Does the Time of Day You Train Matter?

While some people ritually start their day with a run or a workout, some people can’t fathom doing so and need to save it for the end of the day to destress from the day’s prior responsibilities and obligations. However, is there any evidence out there that shows that exercise performance is better in the morning or the evening? In fact, there is! 

 

Recent studies have suggested that our body’s circadian clock is an important factor in how the body responds to exercise. Our circadian clock or circadian rhythm is our body’s response to the light and dark cycle, and why most mammals spend their waking hours during the day and sleep during the night. 
 

At least 50% of our metabolism is dependent on our circadian rhythms, and 50% of the metabolites (small molecules that play important roles in a healthy functioning metabolism) in our body work most efficiently depending on our circadian cycle (6).
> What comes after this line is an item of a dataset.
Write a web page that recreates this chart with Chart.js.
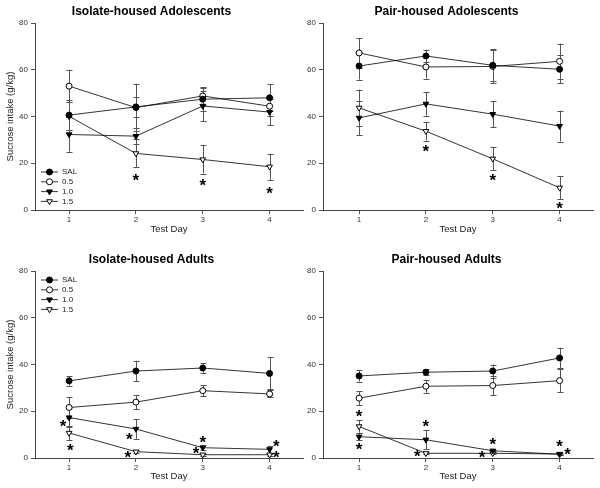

Therefore, It makes sense that exercise would be one of the things that’s impacted.

 

One study done at UC Irvine found that the exercise capacity of mice upon different exercise intensities and regimens found that overall exercise performance is substantially better (about 50% on average and more in some protocols) in the “mouse evening” (toward the end of their active time) compared to the morning hours. Mice are nocturnal, so their “waking hours” are during the evening and their “resting hours” during the day (3,4,5).

 

I know what you are thinking, “Karina, what is a mouse supposed to tell me about how my body responds best to training at certain times of day?” Mice are a genetic analog to the human genome and are extremely important for researchers to be able to move experiments into clinical trials done on humans. The reason most research is done on mice first is because we share on average 60-99% percent of identical genes with mice. You can learn more about why the mouse genome matters in research here

 

So how does this further translate over to us? Well, another study done on 12 bipedal-diurnal-tailless humans showed a similar effect, having overall lower oxygen consumption while exercising in the evening compared to the morning, translating to overall better exercise efficiency (3,4).

 

The mechanism proposed from both studies have to do with the following metabolic pathways and metabolites:

 

ZMP (5-aminoimidazole-4-carboxamide ribonucleotide) showed to be higher in the “mouse evening”. Why do we like ZMP? ZMP is known to activate metabolic pathways that are related to glycolysis and fatty acid oxidation through activation of AMPK, which is a master cellular metabolic regulator. Therefore, it is likely to contribute to the increased exercise capacity in the evening (1).

 

AMPK is an enzyme that is activated in skeletal muscle during exercise. When activated, it stimulates energy-generating processes like glucose uptake and fatty acid oxidation and decreases energy-consuming processes like lipid synthesis (2).

Fun fact: ZMP is an endogenous analog of AICAR [aminoimidazole carboxamide riboside], a compound that some athletes use for doping (5).

From these findings we can infer that if you are a serious athlete, looking to maximize your training for strength and muscle growth, it is likely best for you to train in the evening. However, we can’t ignore the fact that some of us are just early birds, and some of us night owls. Circadian rhythm and exercise performance definitely has room for research to be done, and many more questions to be answered. However, these findings can definitely help point future researchers in a more specific direction!

-Karina Noboa, Assistant coach at Team LoCoFit
IG: @karinanoboa
 

Sources:

 
  1. Ducker, G. S., & Rabinowitz, J. D. (2015). ZMP: a master regulator of one-carbon metabolism. Molecular cell, 57(2), 203-204.

 
  1. Hardie, D. G., Ross, F. A., & Hawley, S. A. (2012). AMPK: a nutrient and energy sensor that maintains energy homeostasis. Nature reviews Molecular cell biology, 13(4), 251.

 
  1. Sato, S., Basse, A. L., Schönke, M., Chen, S., Samad, M., Altıntaş, A., … & Treebak, J. T. (2019). Time of exercise specifies the impact on muscle metabolic pathways and systemic energy homeostasis. Cell metabolism.

 
  1. Ezagouri, S., Zwighaft, Z., Sobel, J., Baillieul, S., Doutreleau, S., Ladeuix, B., … & Asher, G. (2019). Physiological and molecular dissection of daily variance in exercise capacity. Cell metabolism.

 
  1. Cell Press (2019, April 18). Two studies explore whether time of day can affect the body’s response to exercise. https://www.eurekalert.org/pub_releases/2019-04/cp-tse041119.php

 
  1. Bass, J., & Takahashi, J. S. (2010). Circadian integration of metabolism and energetics. Science, 330(6009), 1349-1354.